The amount of poverty and inequality – two facets of Israeli society that were exceptionally high before the crisis – will become more severe, the researchers wrote. “Even the modest budget that was allocated for investment, such as vocational training and expansion of employment programs aimed at specific populations, has hardly been used, despite the declarations of economic policymakers.” Israel’s unemployment insurance program – which was the main “safety net” before the crisis –

was “lean” even before the pandemic and offered “limited protection and support to the unemployed.”

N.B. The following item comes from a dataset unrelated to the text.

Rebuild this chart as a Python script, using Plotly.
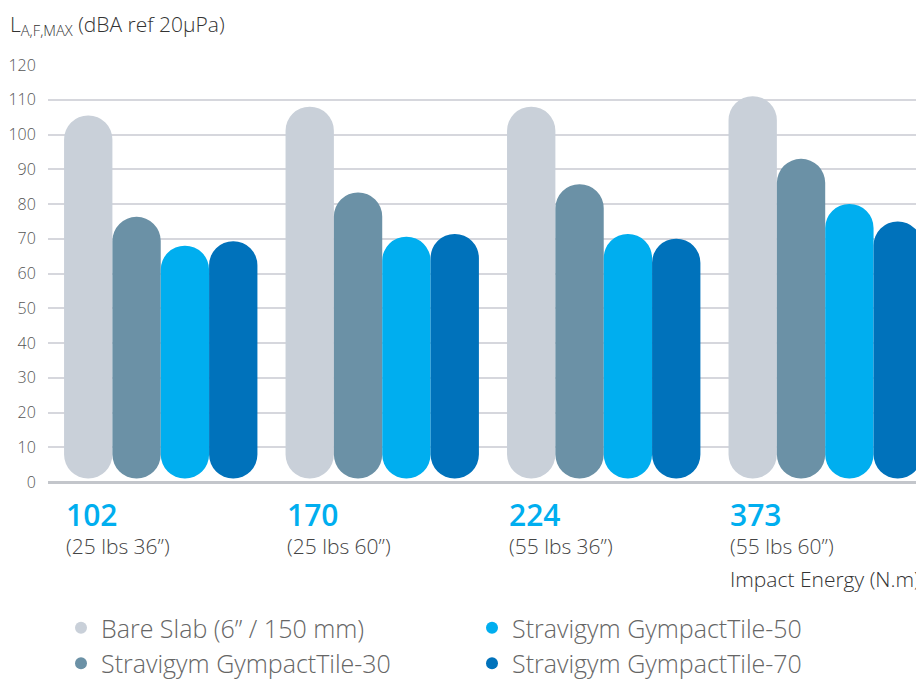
import plotly.graph_objects as go

categories = ["102", "170", "224", "373"]
sublabels = ["(25 lbs 36\u201d)", "(25 lbs 60\u201d)", "(55 lbs 36\u201d)", "(55 lbs 60\u201d)"]
series_names = ["Bare Slab (6\u201d / 150 mm)", "Stravigym GympactTile-30",
                "Stravigym GympactTile-50", "Stravigym GympactTile-70"]
bare_slab = [105.5, 108, 108, 111]
tile_30 = [76.3, 83.3, 85.7, 93]
tile_50 = [68, 70.6, 71.4, 80]
tile_70 = [69.3, 71.4, 70, 75]
series_values = [bare_slab, tile_30, tile_50, tile_70]
colors = ["#c9d0d9", "#6b91a6", "#00aeef", "#0072bb"]
legend_rank = [1, 3, 2, 4]
y_ticks = [0, 10, 20, 30, 40, 50, 60, 70, 80, 90, 100, 110, 120]

PILL_BOTTOM = 1.0
FONT = "Open Sans"
cat_idx = list(range(len(categories)))

# the page has an 8px body margin; layout is expressed in page pixels
OFF = 8
PLOT_TOP, PLOT_BOTTOM, PLOT_LEFT = 65, 482, 48
PLOT_H = PLOT_BOTTOM - PLOT_TOP
PLOT_W = 924 - PLOT_LEFT
FIG_W, FIG_H = 924 - OFF, 680 - OFF


def py(page_y):
    return (PLOT_BOTTOM - page_y) / PLOT_H


def px(page_x):
    return (page_x - PLOT_LEFT) / PLOT_W


fig = go.Figure()
for name, vals, col in zip(series_names, series_values, colors):
    fig.add_trace(go.Bar(
        x=cat_idx, y=[v - PILL_BOTTOM for v in vals], base=[PILL_BOTTOM] * len(vals),
        marker=dict(color=col, cornerradius="50%", line=dict(width=0)),
        offsetgroup=name, showlegend=False, hoverinfo="skip"))

for name, col, rank in zip(series_names, colors, legend_rank):
    fig.add_trace(go.Scatter(
        x=[None], y=[None], mode="markers", name=name,
        marker=dict(color=col, size=16, symbol="circle"),
        legendrank=rank))

annotations = []
for i, (cat, sub) in enumerate(zip(categories, sublabels)):
    annotations.append(dict(
        x=i, xref="x", xshift=-97, xanchor="left",
        y=py(514), yref="paper", yanchor="middle",
        text=cat, showarrow=False,
        font=dict(family=FONT, size=30, color="#00aeef", weight=600)))
    annotations.append(dict(
        x=i, xref="x", xshift=-97, xanchor="left",
        y=py(546), yref="paper", yanchor="middle",
        text=sub, showarrow=False,
        font=dict(family=FONT, size=21, color="#444444", weight=300)))

annotations.append(dict(
    x=px(728), xref="paper", xanchor="left",
    y=py(579), yref="paper", yanchor="middle",
    text="Impact Energy (N.m)", showarrow=False,
    font=dict(family=FONT, size=21, color="#333333", weight=300)))

annotations.append(dict(
    x=px(8), xref="paper", xanchor="left",
    y=py(25), yref="paper", yanchor="middle",
    text="L<sub>A,F,MAX</sub> (dBA ref 20\u03bcPa)", showarrow=False,
    font=dict(family=FONT, size=21, color="#333333", weight=300)))

fig.update_layout(
    width=FIG_W, height=FIG_H,
    margin=dict(l=PLOT_LEFT - OFF, r=0, t=PLOT_TOP - OFF, b=680 - PLOT_BOTTOM,
                autoexpand=False),
    paper_bgcolor="white", plot_bgcolor="white",
    barmode="group", bargap=0.127, bargroupgap=0,
    font=dict(family=FONT, color="#555555"),
    showlegend=True,
    legend=dict(
        orientation="h", x=px(61), xanchor="left",
        y=py(605), yanchor="top",
        entrywidth=366, entrywidthmode="pixels",
        traceorder="normal",
        font=dict(family=FONT, size=25, color="#666666", weight=300),
        itemsizing="constant", tracegroupgap=0,
        bgcolor="rgba(0,0,0,0)"),
    annotations=annotations,
)

fig.update_xaxes(
    type="linear", range=[-0.509, 3.446], showticklabels=False, showgrid=False,
    zeroline=False, showline=False, fixedrange=True)
fig.update_yaxes(
    range=[0, 120], tickvals=y_ticks, ticktext=[str(t) for t in y_ticks],
    showgrid=True, gridcolor="#d6d7dd", gridwidth=1.5,
    zeroline=True, zerolinecolor="#c3c6cb", zerolinewidth=3,
    showline=False, ticks="outside", ticklen=8, tickcolor="rgba(0,0,0,0)",
    tickfont=dict(family=FONT, size=16, color="#555555", weight=300),
    fixedrange=True)

fig.write_html("out.html")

“Unlike Israel, in which workers on unpaid leave received unemployment insurance, in the social democratic welfare states (Sweden and Denmark), in the conservative welfare states (Germany and France), and even in the UK, greater emphasis was placed on compensation through employers,” the researchers wrote. “In these countries, part of the employees’ wages were paid for even during their leave of absence from work, in order to maintain the continuity of their link with the labor market. Thus, for example, in Denmark, the state covered 75 percent of the salaries of furloughed employees if the company was forced to reduce its total manpower by at least one-third, while in Germany the Kurzarbeit program allows businesses to reduce the work hours of their employees (instead of firing them), and in exchange, they receive government funding in the amount of 60 to 70 percent of the salaries for the work hours that were cut, which is then passed on to the worker.” 


A prolonged slump in employment, and the employment of young adults in particular, “will have long-term effects, such as a reduction in employment experience and pension savings,” the chapter continued. The effects on freelancers and small business owners will be particularly severe, due to both the effects of the economic slowdown and the lockdowns and the fact that they are not covered by the unemployment insurance program. 


At the same time, there was a large increase in domestic violence during the crisis. The economic difficulties resulting from the lack of employment, the increased violence within the family due to financial difficulties and lockdown, and the difficulties facing the elderly in need of assistance who cannot leave their homes are reflected in the number of active welfare cases. Dealing with the new clients and the needs of those with disabilities, the sick, and the elderly confined to their homes or who live in institutions but are cut off from family support systems, has resulted in a particularly heavy workload for social workers and for the non-profit organizations that provide assistance or implement social programs. 


The reduction in income as a result of the crisis has had an effect on the standard of living of much of the population, as well as on their fears for the future and their emotional state. Fully 21 percent of the respondents or someone in their household cut back on their food consumption or their number of daily meals as a result of the crisis. Here also the effect on the Arab Israeli population has been greater. In the Arab Israeli sector, a large share of the respondents — almost 20 percent — reported that their economic situation is particularly grave, relative to about seven percent in the Jewish sector, according to Gal and Madhala. 


The Taub Center researchers concluded that “the long-term effects of the crisis on the Israeli welfare state and on the welfare of its citizens are difficult to predict; but there is no doubt that they are largely dependent on the social policies that will be adopted by the government both during the crisis and after it has passed. In any case, any retrenchment of welfare budgets due to the pandemic and it repercussions, or because of political instability and the lack of an approved state budget for 2020, is likely to further hurt those vulnerable populations, who will most need support as the crisis continues and in its aftermath.”